Sorry, which one should I remove?
You can save the trained model using learn.save(‘example-model’) and skip retraining it again, like what Jeremy showed in class.
For Colab, it will be saved in your dataset folder, in a folder named ‘models’. It will have a file extension .pth. Download it to your local drive (say desktop) and upload into Colab when you are ready for next round of training (say after you re-initiate Colab).
To let Colab find the saved model, you have to put back the .pth file in ‘models’ folder, which is in your dataset folder. You may need to create folder named ‘models’ and put in under your dataset folder.
To upload file into Colab, use:
from google.colab import files
it will prompt you to upload file. Select the file and upload starts. However, this method is very slow.
Alternatively, upload the .pth file (saved model) to a cloud storage (say Dropbox). Create a share link.
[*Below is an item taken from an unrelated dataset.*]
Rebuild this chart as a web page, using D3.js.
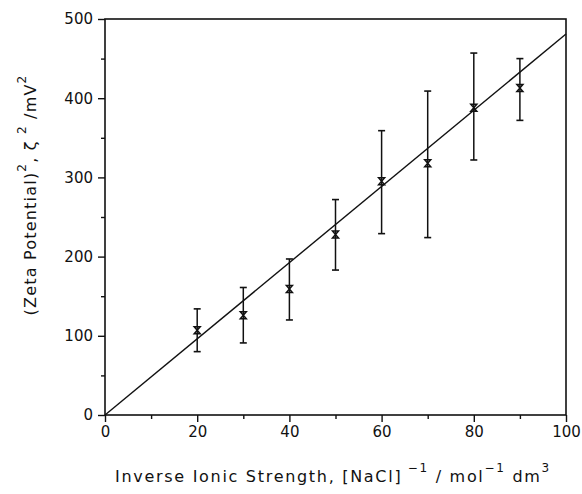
<!DOCTYPE html>
<html>
<head>
<meta charset="utf-8">
<script src="https://cdn.jsdelivr.net/npm/d3@7"></script>
<style>
  body { margin: 0; background: #fff; }
  text { font-family: "DejaVu Sans", sans-serif; fill: #111; }
</style>
</head>
<body>
<script>
// values
var strength = [20, 30, 40, 50, 60, 70, 80, 90];
var zeta2    = [107, 126, 159, 228, 295, 318, 388, 413];
var errLow   = [80, 91, 120, 183, 229, 224, 322, 372];
var errHigh  = [134, 161, 197, 272, 359, 409, 457, 450];
var fitLine  = [[0, 0], [100, 481]];
var xTicks = [0, 20, 40, 60, 80, 100];
var yTicks = [0, 100, 200, 300, 400, 500];

var W = 582, H = 494;
var svg = d3.select("body")
            .append("svg")
            .attr("width", W)
            .attr("height", H);

var x = d3.scaleLinear().domain([0, 100]).range([105, 566]);
var y = d3.scaleLinear().domain([0, 500]).range([415, 19]);

// frame
svg.append("rect")
    .attr("x", x(0))
    .attr("y", y(500))
    .attr("width", x(100) - x(0))
    .attr("height", y(0) - y(500))
    .attr("fill", "none")
    .attr("stroke", "#111")
    .attr("stroke-width", 1.6);

// axes, major + minor ticks
svg.append("g")
    .attr("transform", "translate(0," + y(0) + ")")
    .call(d3.axisBottom(x).tickValues(xTicks).tickSize(7).tickPadding(4).tickFormat(d3.format("d")));
svg.append("g")
    .attr("transform", "translate(0," + y(0) + ")")
    .call(d3.axisBottom(x).tickValues(d3.range(10, 100, 20)).tickSize(4).tickFormat(""));

svg.append("g")
    .attr("transform", "translate(" + x(0) + ",0)")
    .call(d3.axisLeft(y).tickValues(yTicks).tickSize(7).tickPadding(5).tickFormat(d3.format("d")));
svg.append("g")
    .attr("transform", "translate(" + x(0) + ",0)")
    .call(d3.axisLeft(y).tickValues(d3.range(50, 500, 100)).tickSize(4).tickFormat(""));

svg.selectAll(".domain").remove();
svg.selectAll(".tick line").attr("stroke", "#111").attr("stroke-width", 1.4);
svg.selectAll(".tick text")
    .style("font-family", "DejaVu Sans, sans-serif")
    .style("font-size", "15px")
    .attr("fill", "#111");

// fitted line
svg.append("line")
    .attr("x1", x(fitLine[0][0]))
    .attr("y1", y(fitLine[0][1]))
    .attr("x2", x(fitLine[1][0]))
    .attr("y2", y(fitLine[1][1]))
    .attr("stroke", "#111")
    .attr("stroke-width", 1.4);

// error bars
var bars = svg.append("g").selectAll("g")
    .data(strength)
    .enter().append("g");

bars.append("line")
    .attr("x1", d => x(d)).attr("x2", d => x(d))
    .attr("y1", (d, i) => y(errLow[i]))
    .attr("y2", (d, i) => y(errHigh[i]))
    .attr("stroke", "#111").attr("stroke-width", 1.5);
bars.append("line")
    .attr("x1", d => x(d) - 3.5).attr("x2", d => x(d) + 3.5)
    .attr("y1", (d, i) => y(errLow[i])).attr("y2", (d, i) => y(errLow[i]))
    .attr("stroke", "#111").attr("stroke-width", 1.6);
bars.append("line")
    .attr("x1", d => x(d) - 3.5).attr("x2", d => x(d) + 3.5)
    .attr("y1", (d, i) => y(errHigh[i])).attr("y2", (d, i) => y(errHigh[i]))
    .attr("stroke", "#111").attr("stroke-width", 1.6);

// hourglass-like x markers
bars.append("path")
    .attr("transform", (d, i) => "translate(" + x(d) + "," + y(zeta2[i]) + ")")
    .attr("d", "M-3,-3.5 H3 L-3,3.5 H3 Z")
    .attr("fill", "none")
    .attr("stroke", "#111")
    .attr("stroke-width", 1.5);

// axis titles
var xt = svg.append("text")
    .attr("x", 333)
    .attr("y", 482)
    .attr("text-anchor", "middle")
    .style("font-size", "16px")
    .style("letter-spacing", "1.7px");
xt.append("tspan").text("Inverse Ionic Strength, [NaCl]");
xt.append("tspan").attr("dy", -10).style("font-size", "12px").text(" \u22121");
xt.append("tspan").attr("dy", 10).text(" / mol");
xt.append("tspan").attr("dy", -10).style("font-size", "12px").text("\u22121");
xt.append("tspan").attr("dy", 10).text(" dm");
xt.append("tspan").attr("dy", -10).style("font-size", "12px").text("3");

var yt = svg.append("text")
    .attr("transform", "translate(36,195) rotate(-90)")
    .attr("text-anchor", "middle")
    .style("font-size", "16px")
    .style("letter-spacing", "1.2px");
yt.append("tspan").text("(Zeta Potential)");
yt.append("tspan").attr("dy", -10).style("font-size", "12px").text("2");
yt.append("tspan").attr("dy", 10).text(", \u03B6 ");
yt.append("tspan").attr("dy", -10).style("font-size", "12px").text("2");
yt.append("tspan").attr("dy", 10).text(" /mV");
yt.append("tspan").attr("dy", -10).style("font-size", "12px").text("2");
</script>
</body>
</html>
Upload the file using:
!wget -O example-model.pth share-link
Then move the file:
!mv example-model.pth dataset/models
Please refer to the Colab platform post for more specific info.
Hope this helps.
That was what I would exactly do, but as you can see my problem is not that. My problem is, if I somehow set the epochs too low, due to the nature of 1cycle policy, it makes no sense to add new training code. Eg. If I started running
learn.fit_one_cycle(6), then after two epochs realise that 6 epochs won’t be enough, I can’t just write
learn.fit_one_cycle(2), making it 6+2=8; because at the 7th epoch of
learn.fit_one_cycle(8) learning rate should have decreased instead of increasing.
I have found a temporary solution, that is to run
learn.fit_one_cycle(2, max_lr=slice(None,0.0003)) instead of
learn.fit_one_cycle(2) which has
max_lr=slice(None,0.003,None). This keeps the learning rate low.